# Exercise instructions
Begin with the first line below and retype each line exactly through the line containing "-5.34, -5.51, -6.07, -6.42, -6.89, -7.25, -7.56, -8.14]". Any pictures are to be left out.

# Stored data
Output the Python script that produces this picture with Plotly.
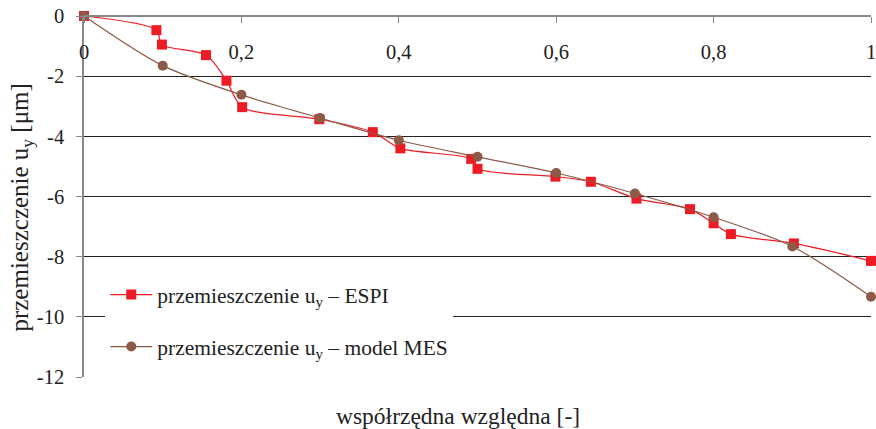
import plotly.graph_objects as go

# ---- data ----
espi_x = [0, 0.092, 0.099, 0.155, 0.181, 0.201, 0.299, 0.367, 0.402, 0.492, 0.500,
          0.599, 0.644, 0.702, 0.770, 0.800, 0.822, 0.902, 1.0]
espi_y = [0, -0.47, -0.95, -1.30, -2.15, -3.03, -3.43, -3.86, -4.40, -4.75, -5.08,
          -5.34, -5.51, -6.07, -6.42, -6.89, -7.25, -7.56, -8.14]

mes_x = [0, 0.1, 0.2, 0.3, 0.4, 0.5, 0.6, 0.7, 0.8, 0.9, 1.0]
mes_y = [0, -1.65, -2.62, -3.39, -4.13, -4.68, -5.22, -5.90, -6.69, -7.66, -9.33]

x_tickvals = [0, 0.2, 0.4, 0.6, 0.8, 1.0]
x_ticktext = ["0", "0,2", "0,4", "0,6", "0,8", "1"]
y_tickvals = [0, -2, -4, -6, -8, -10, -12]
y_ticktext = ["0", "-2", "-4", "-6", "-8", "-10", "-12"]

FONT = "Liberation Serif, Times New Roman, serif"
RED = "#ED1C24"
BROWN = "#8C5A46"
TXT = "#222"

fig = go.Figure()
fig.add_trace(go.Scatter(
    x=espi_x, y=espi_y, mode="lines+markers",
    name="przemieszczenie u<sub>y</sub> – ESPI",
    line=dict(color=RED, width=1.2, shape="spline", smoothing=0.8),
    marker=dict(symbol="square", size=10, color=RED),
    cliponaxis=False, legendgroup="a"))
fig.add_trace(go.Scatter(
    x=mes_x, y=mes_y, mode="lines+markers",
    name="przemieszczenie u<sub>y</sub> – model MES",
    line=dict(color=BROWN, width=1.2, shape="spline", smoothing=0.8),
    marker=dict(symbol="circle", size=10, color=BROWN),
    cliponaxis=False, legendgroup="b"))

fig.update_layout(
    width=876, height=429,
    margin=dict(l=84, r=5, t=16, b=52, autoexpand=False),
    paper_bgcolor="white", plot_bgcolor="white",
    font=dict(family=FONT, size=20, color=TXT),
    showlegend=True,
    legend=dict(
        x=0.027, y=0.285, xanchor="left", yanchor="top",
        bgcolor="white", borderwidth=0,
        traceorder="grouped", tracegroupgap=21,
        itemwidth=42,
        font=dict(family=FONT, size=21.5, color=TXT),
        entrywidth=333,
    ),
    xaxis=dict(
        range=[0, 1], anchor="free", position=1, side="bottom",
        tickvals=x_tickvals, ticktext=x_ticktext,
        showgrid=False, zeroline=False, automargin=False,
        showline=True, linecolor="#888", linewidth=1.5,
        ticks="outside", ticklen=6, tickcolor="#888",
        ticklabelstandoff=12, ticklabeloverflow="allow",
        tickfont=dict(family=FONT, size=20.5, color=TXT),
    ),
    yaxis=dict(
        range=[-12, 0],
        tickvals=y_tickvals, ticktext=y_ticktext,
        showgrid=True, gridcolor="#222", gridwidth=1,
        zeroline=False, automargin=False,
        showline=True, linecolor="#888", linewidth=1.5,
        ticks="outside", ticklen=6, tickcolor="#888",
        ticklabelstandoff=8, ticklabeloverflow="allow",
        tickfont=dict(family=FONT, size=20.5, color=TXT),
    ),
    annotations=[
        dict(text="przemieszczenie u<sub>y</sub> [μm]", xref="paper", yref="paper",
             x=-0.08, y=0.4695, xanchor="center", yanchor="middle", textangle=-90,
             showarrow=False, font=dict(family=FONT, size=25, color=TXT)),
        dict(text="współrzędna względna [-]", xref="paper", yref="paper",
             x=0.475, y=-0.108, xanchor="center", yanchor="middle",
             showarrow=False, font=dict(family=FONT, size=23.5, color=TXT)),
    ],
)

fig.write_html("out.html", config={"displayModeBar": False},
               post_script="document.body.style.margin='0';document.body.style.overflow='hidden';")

# Finished exercise
Output the Python script that produces this picture with Plotly.
import plotly.graph_objects as go

# ---- data ----
espi_x = [0, 0.092, 0.099, 0.155, 0.181, 0.201, 0.299, 0.367, 0.402, 0.492, 0.500,
          0.599, 0.644, 0.702, 0.770, 0.800, 0.822, 0.902, 1.0]
espi_y = [0, -0.47, -0.95, -1.30, -2.15, -3.03, -3.43, -3.86, -4.40, -4.75, -5.08,
          -5.34, -5.51, -6.07, -6.42, -6.89, -7.25, -7.56, -8.14]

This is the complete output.